# start of Exercise material
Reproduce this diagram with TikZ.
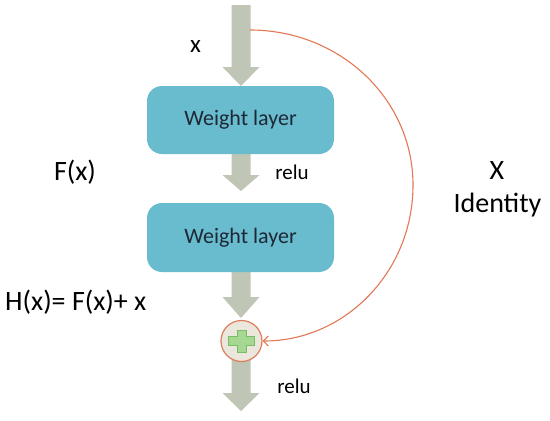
\documentclass[tikz,border=0pt]{standalone}
\usepackage{fontspec}
\setmainfont{Carlito}
\usetikzlibrary{arrows.meta}
\definecolor{boxblue}{RGB}{104,188,206}
\definecolor{arrowgray}{RGB}{191,198,181}
\definecolor{sumfill}{RGB}{236,231,220}
\definecolor{sumline}{RGB}{222,125,92}
\definecolor{plusfill}{RGB}{166,216,146}
\definecolor{plusline}{RGB}{120,190,100}
\definecolor{idline}{RGB}{226,120,84}
\definecolor{boxtext}{RGB}{30,40,55}
\newcommand\blockarr[3]{%
  \fill[arrowgray] (231.5,#1) -- (250.5,#1) -- (250.5,#2) -- (259.5,#2) -- (241,#3)
    -- (222.5,#2) -- (231.5,#2) -- cycle;}
\tikzset{
  wlayer/.style={draw=none, fill=boxblue, rounded corners=15pt, minimum width=187pt,
    minimum height=68pt, inner sep=0pt, text=boxtext, font=\fontsize{22}{26}\selectfont},
  lbl/.style={inner sep=0pt, text=black},
  big/.style={font=\fontsize{28}{32}\selectfont},
  small/.style={font=\fontsize{21}{25}\selectfont},
  sumnode/.style={circle, draw=sumline, line width=1.2pt, fill=sumfill, minimum size=41pt, inner sep=0pt},
  identity/.style={draw=idline, line width=1.1pt, -{Straight Barb[length=5pt,width=10pt]}}
}
\begin{document}
\begin{tikzpicture}[x=1pt,y=-1pt]
\useasboundingbox (0,0) rectangle (550,421);
\fill[white] (0,0) rectangle (550,421);
% block arrows
\blockarr{5}{67}{86}
\blockarr{154}{175}{191}
\blockarr{272}{297}{318}
\blockarr{355}{393}{411}
% layers
\node[wlayer] (w1) at (240.5,120) {Weight layer};
\node[wlayer, minimum height=69pt] (w2) at (240.5,237.5) {Weight layer};
% sum node
\node[sumnode] (sum) at (241.5,341) {};
\fill[plusfill, draw=plusline, line width=0.8pt]
  (237,330) -- (246,330) -- (246,336.5) -- (254,336.5) -- (254,345.5) -- (246,345.5)
  -- (246,352) -- (237,352) -- (237,345.5) -- (228,345.5) -- (228,336.5) -- (237,336.5) -- cycle;
% identity connector
\coordinate (start) at (250,30);
\draw[identity] (start) .. controls (340,30) and (413,99) .. (413,185)
  .. controls (413,272) and (345,341) .. (sum.east);
% labels
\node[lbl, font=\fontsize{25}{28}\selectfont] (xin) at (195.5,47) {x};
\node[lbl, small] (relu1) at (292,172) {relu};
\node[lbl, small] (relu2) at (294,386) {relu};
\node[lbl, big] (fx) at (75,172) {F(x)};
\node[lbl, big, anchor=west] (hx) at (5,302) {H(x)= F(x)+ x};
\node[lbl, big] (X) at (497,171) {X};
\node[lbl, big] (ident) at (497.5,205) {Identity};
\end{tikzpicture}
\end{document}
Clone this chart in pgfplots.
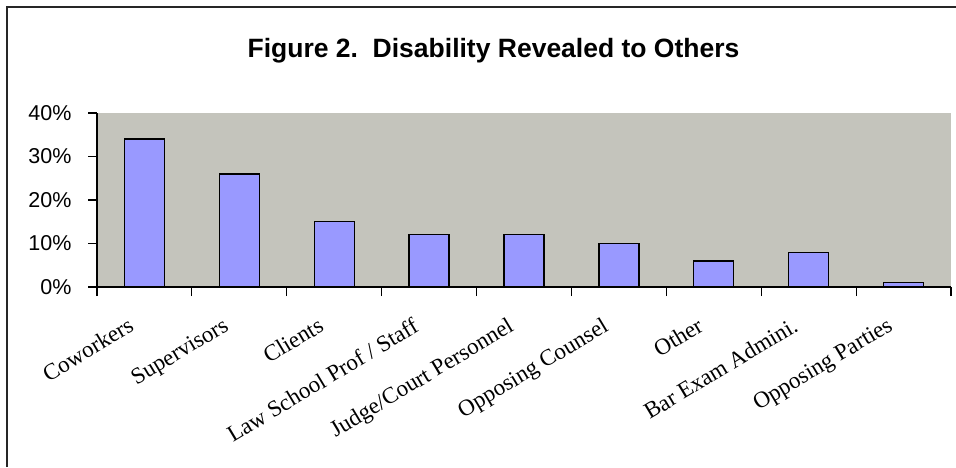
# end of Exercise material
→ **Your goal**
Give every record again exactly, apart from the pictures, which stay out.

→ **Written answer**
Reproduce this diagram with TikZ.
\documentclass[tikz,border=0pt]{standalone}
\usepackage{fontspec}
\setmainfont{Carlito}
\usetikzlibrary{arrows.meta}
\definecolor{boxblue}{RGB}{104,188,206}
\definecolor{arrowgray}{RGB}{191,198,181}
\definecolor{sumfill}{RGB}{236,231,220}
\definecolor{sumline}{RGB}{222,125,92}
\definecolor{plusfill}{RGB}{166,216,146}
\definecolor{plusline}{RGB}{120,190,100}
\definecolor{idline}{RGB}{226,120,84}
\definecolor{boxtext}{RGB}{30,40,55}
\newcommand\blockarr[3]{%
  \fill[arrowgray] (231.5,#1) -- (250.5,#1) -- (250.5,#2) -- (259.5,#2) -- (241,#3)
    -- (222.5,#2) -- (231.5,#2) -- cycle;}
\tikzset{
  wlayer/.style={draw=none, fill=boxblue, rounded corners=15pt, minimum width=187pt,
    minimum height=68pt, inner sep=0pt, text=boxtext, font=\fontsize{22}{26}\selectfont},
  lbl/.style={inner sep=0pt, text=black},
  big/.style={font=\fontsize{28}{32}\selectfont},
  small/.style={font=\fontsize{21}{25}\selectfont},
  sumnode/.style={circle, draw=sumline, line width=1.2pt, fill=sumfill, minimum size=41pt, inner sep=0pt},
  identity/.style={draw=idline, line width=1.1pt, -{Straight Barb[length=5pt,width=10pt]}}
}
\begin{document}
\begin{tikzpicture}[x=1pt,y=-1pt]
\useasboundingbox (0,0) rectangle (550,421);
\fill[white] (0,0) rectangle (550,421);
% block arrows
\blockarr{5}{67}{86}
\blockarr{154}{175}{191}
\blockarr{272}{297}{318}
\blockarr{355}{393}{411}
% layers
\node[wlayer] (w1) at (240.5,120) {Weight layer};
\node[wlayer, minimum height=69pt] (w2) at (240.5,237.5) {Weight layer};
% sum node
\node[sumnode] (sum) at (241.5,341) {};
\fill[plusfill, draw=plusline, line width=0.8pt]
  (237,330) -- (246,330) -- (246,336.5) -- (254,336.5) -- (254,345.5) -- (246,345.5)
  -- (246,352) -- (237,352) -- (237,345.5) -- (228,345.5) -- (228,336.5) -- (237,336.5) -- cycle;
% identity connector
\coordinate (start) at (250,30);
\draw[identity] (start) .. controls (340,30) and (413,99) .. (413,185)
  .. controls (413,272) and (345,341) .. (sum.east);
% labels
\node[lbl, font=\fontsize{25}{28}\selectfont] (xin) at (195.5,47) {x};
\node[lbl, small] (relu1) at (292,172) {relu};
\node[lbl, small] (relu2) at (294,386) {relu};
\node[lbl, big] (fx) at (75,172) {F(x)};
\node[lbl, big, anchor=west] (hx) at (5,302) {H(x)= F(x)+ x};
\node[lbl, big] (X) at (497,171) {X};
\node[lbl, big] (ident) at (497.5,205) {Identity};
\end{tikzpicture}
\end{document}
Clone this chart in pgfplots.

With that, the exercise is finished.